Collected data:

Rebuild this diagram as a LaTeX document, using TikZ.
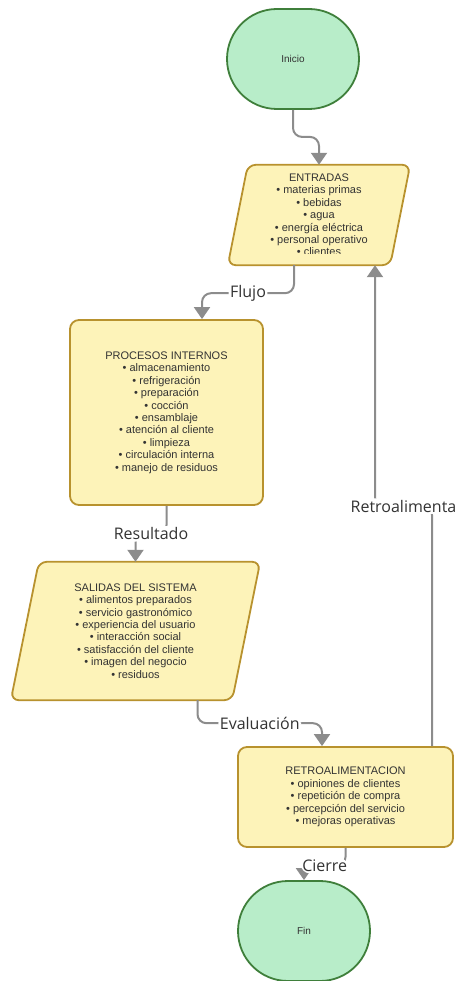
\documentclass[tikz,border=0pt]{standalone}
\usepackage{fontspec}
\setmainfont{Liberation Sans}
\newfontfamily\lblfont{Open Sans}
\usepackage{xcolor}
\usetikzlibrary{arrows.meta}
\usetikzlibrary{calc}
\usetikzlibrary{backgrounds}

\definecolor{termfill}{HTML}{B8EDC9}
\definecolor{termline}{HTML}{3F7F3B}
\definecolor{boxfill}{HTML}{FDF3B9}
\definecolor{boxline}{HTML}{B8922E}
\definecolor{flowgray}{HTML}{8C8C8C}
\definecolor{txtgray}{HTML}{333333}

\begin{document}
\begin{tikzpicture}[x=1pt,y=-1pt,
  term/.style={draw=termline,fill=termfill,line width=1.8pt,rounded corners=50pt,minimum width=132pt,minimum height=100pt,font=\fontsize{10}{12}\selectfont,text=txtgray},
  procbox/.style={draw=boxline,fill=boxfill,line width=1.8pt,rounded corners=9pt,minimum width=193pt,minimum height=185pt,align=center,font=\fontsize{11}{12.4}\selectfont,text=txtgray},
  iotext/.style={align=center,font=\fontsize{11}{12.4}\selectfont,text=txtgray},
  iobox/.style={draw=boxline,fill=boxfill,line width=1.8pt,rounded corners=8pt},
  flow/.style={draw=flowgray,line width=2pt,rounded corners=9pt,-{Triangle[width=16pt,length=12pt]}},
  lbl/.style={fill=white,inner sep=1.5pt,font=\lblfont\fontsize{16}{18}\selectfont,text=txtgray}]

\useasboundingbox (0,0) rectangle (464,981);

\node[term] (inicio) at (293,59) {Inicio};
\begin{scope}
\clip (0,0) rectangle (464,254);
\node[iotext,minimum width=162pt,minimum height=100pt] (entradas) at (319,215) {ENTRADAS\\• materias primas\\• bebidas\\• agua\\• energía eléctrica\\• personal operativo\\• clientes};
\end{scope}
\node[procbox] (procesos) at (166.5,412.5) {PROCESOS INTERNOS\\• almacenamiento\\• refrigeración\\• preparación\\• cocción\\• ensamblaje\\• atención al cliente\\• limpieza\\• circulación interna\\• manejo de residuos};
\node[iotext,minimum width=221pt,minimum height=138pt] (salidas) at (135.5,631) {SALIDAS DEL SISTEMA\\• alimentos preparados\\• servicio gastronómico\\• experiencia del usuario\\• interacción social\\• satisfacción del cliente\\• imagen del negocio\\• residuos};
\node[procbox,minimum width=215pt,minimum height=100pt] (retro) at (345.5,797) {RETROALIMENTACION\\• opiniones de clientes\\• repetición de compra\\• percepción del servicio\\• mejoras operativas};
\node[term] (fin) at (304,931) {Fin};

\begin{scope}[on background layer]
\draw[iobox] ([xshift=-10pt]entradas.south west) -- ([xshift=10pt]entradas.north west) -- ([xshift=10pt]entradas.north east) -- ([xshift=-10pt]entradas.south east) -- cycle;
\draw[iobox] ([xshift=-14pt]salidas.south west) -- ([xshift=14pt]salidas.north west) -- ([xshift=14pt]salidas.north east) -- ([xshift=-14pt]salidas.south east) -- cycle;
\end{scope}

\draw[flow] (inicio.south) -- ++(0,27) -| (entradas.north);
\draw[flow] ([xshift=-25pt]entradas.south) -- ++(0,28) -| node[lbl,pos=0.25] {Flujo} ([xshift=35.5pt]procesos.north);
\draw[flow] (procesos.south) -- ++(0,28) -| node[lbl,pos=0.25] {Resultado} (salidas.north);
\draw[flow] ([xshift=62pt]salidas.south) -- ++(0,23) -| node[lbl,pos=0.25] {Evaluación} ([xshift=-23.5pt]retro.north);
\draw[flow] ([xshift=86.5pt]retro.north) -- ++(0,-240) -| node[lbl,pos=0.25] {Retroalimenta} ([xshift=56pt]entradas.south);
\draw[flow] (retro.south) -- ++(0,18) -| node[lbl,pos=0.25] {Cierre} (fin.north);

\end{tikzpicture}
\end{document}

What you are asked to do: Everything from the first line to the line with "(0,0) rectangle (464,981);" must be repeated exactly, and nothing else. Leave the pictures out.

Exercise solution:
Rebuild this diagram as a LaTeX document, using TikZ.
\documentclass[tikz,border=0pt]{standalone}
\usepackage{fontspec}
\setmainfont{Liberation Sans}
\newfontfamily\lblfont{Open Sans}
\usepackage{xcolor}
\usetikzlibrary{arrows.meta}
\usetikzlibrary{calc}
\usetikzlibrary{backgrounds}

\definecolor{termfill}{HTML}{B8EDC9}
\definecolor{termline}{HTML}{3F7F3B}
\definecolor{boxfill}{HTML}{FDF3B9}
\definecolor{boxline}{HTML}{B8922E}
\definecolor{flowgray}{HTML}{8C8C8C}
\definecolor{txtgray}{HTML}{333333}

\begin{document}
\begin{tikzpicture}[x=1pt,y=-1pt,
  term/.style={draw=termline,fill=termfill,line width=1.8pt,rounded corners=50pt,minimum width=132pt,minimum height=100pt,font=\fontsize{10}{12}\selectfont,text=txtgray},
  procbox/.style={draw=boxline,fill=boxfill,line width=1.8pt,rounded corners=9pt,minimum width=193pt,minimum height=185pt,align=center,font=\fontsize{11}{12.4}\selectfont,text=txtgray},
  iotext/.style={align=center,font=\fontsize{11}{12.4}\selectfont,text=txtgray},
  iobox/.style={draw=boxline,fill=boxfill,line width=1.8pt,rounded corners=8pt},
  flow/.style={draw=flowgray,line width=2pt,rounded corners=9pt,-{Triangle[width=16pt,length=12pt]}},
  lbl/.style={fill=white,inner sep=1.5pt,font=\lblfont\fontsize{16}{18}\selectfont,text=txtgray}]

\useasboundingbox (0,0) rectangle (464,981);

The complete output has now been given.